La deuxième réponse est un code de conduite élaboré à titre transitoire pour promouvoir la coopération maritime régionale et l’instauration d’un environnement maritime stable, qui contribuera à la paix, l’ordre et au maintien de la prospérité en Afrique de l’Ouest et en Afrique Centrale. Cet instrument censé devenir contraignant à moyen terme, est un code déontologique régional en matière de répression des actes criminels transnationaux violant le droit international, tels que le terrorisme maritime, la pêche illégale, non règlementée et non déclarée (INN) et autres activités illégales en mers sur fond de respect de l’intégrité territoriale et de souveraineté des Etats parties. A cet effet, les Etats signataires doivent internaliser les instruments internationaux dans leurs  législations respectives en vue de faciliter la coopération évoquée supra, créer des instances nationales de sécurité maritime, établir un plan national de sécurité maritime et les juridictions poursuivre les auteurs de toutes les formes de d’actes de piraterie et d’actes illicites à l’encontre des gens de mers des navires et du personnel d’installations portuaires ; renforcer la protection des navire, la coopération judicaire, l’échange d’information, le renforcement des capacités pour la gestion du milieu marin, en particulier pour le maintien de l’ordre en mer, la préservation et la protection du milieu marin et la prévention, la réduction et la maîtrise de la pollution marine.

La troisième réponse est le mémorandum d’entente entre la Communauté économique des Etats de l’Afrique Centrale (CEEAC), la Communauté Economique des Etats de l’Afrique de l’Ouest et la Commission du Golfe de Guinée (CGG) sur la sureté et la sécurité dans l’espace maritime de l’Afrique Centrale et l’Afrique de l’Ouest.
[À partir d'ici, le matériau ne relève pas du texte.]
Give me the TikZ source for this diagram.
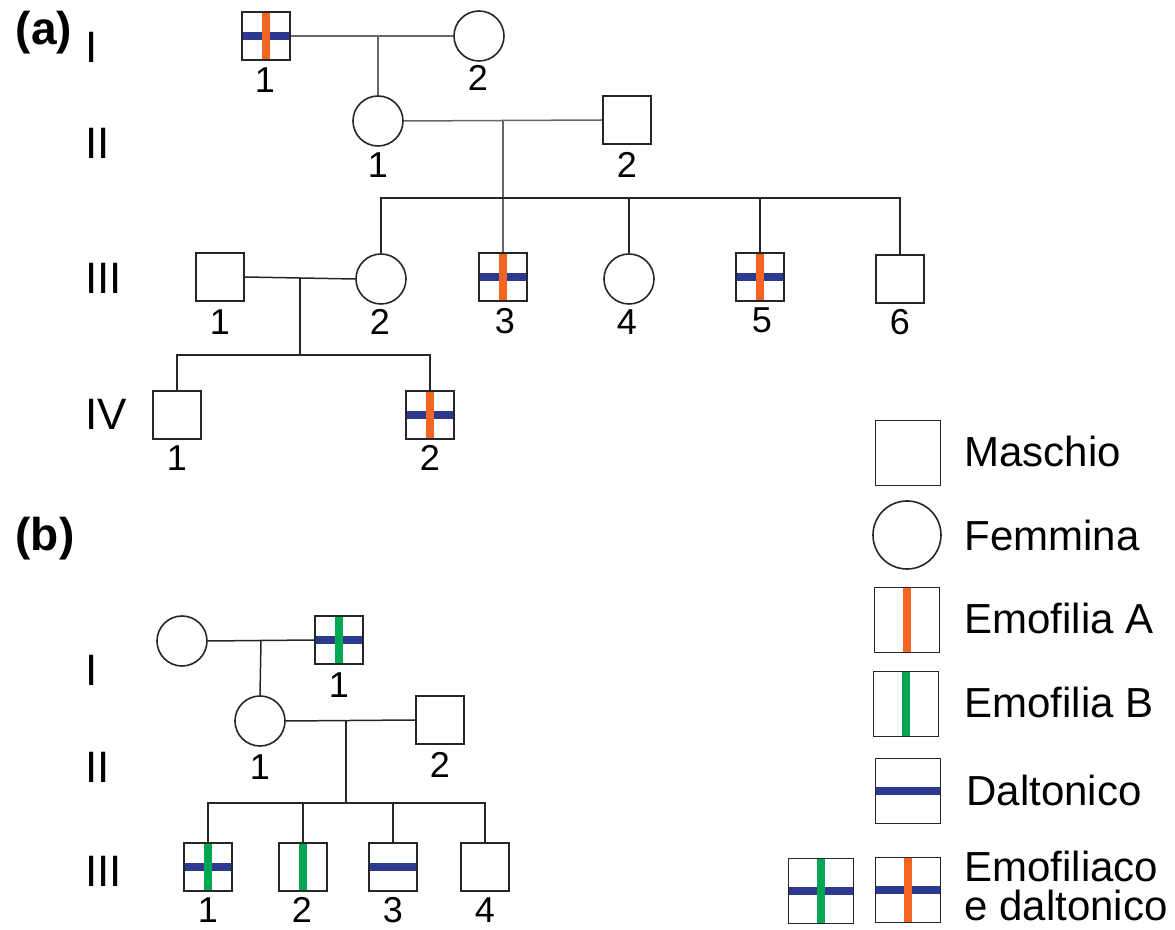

Ledit mémorandum est conclu en vue de réaliser une meilleure coopération entre les centres régionaux de sécurité maritime de la CEEAC, de la CEDEAO et de la CGG. Cette coopération s’opérera au plan technique, en matière de formation et renforcement des capacités, gestion de l’information et collecte des données etc. Avec ces feuilles de route, les Etats de la CEAAC, la CEDEAO et la CGG se font fort de triompher de l’Hydre maritime qu’est l’insécurité dans le golfe de Guinée. Et bien sûr, avec l’appui des partenaires multilatéraux, en concédant les ressources naturelles, et, au risque  de spolier l’Afrique.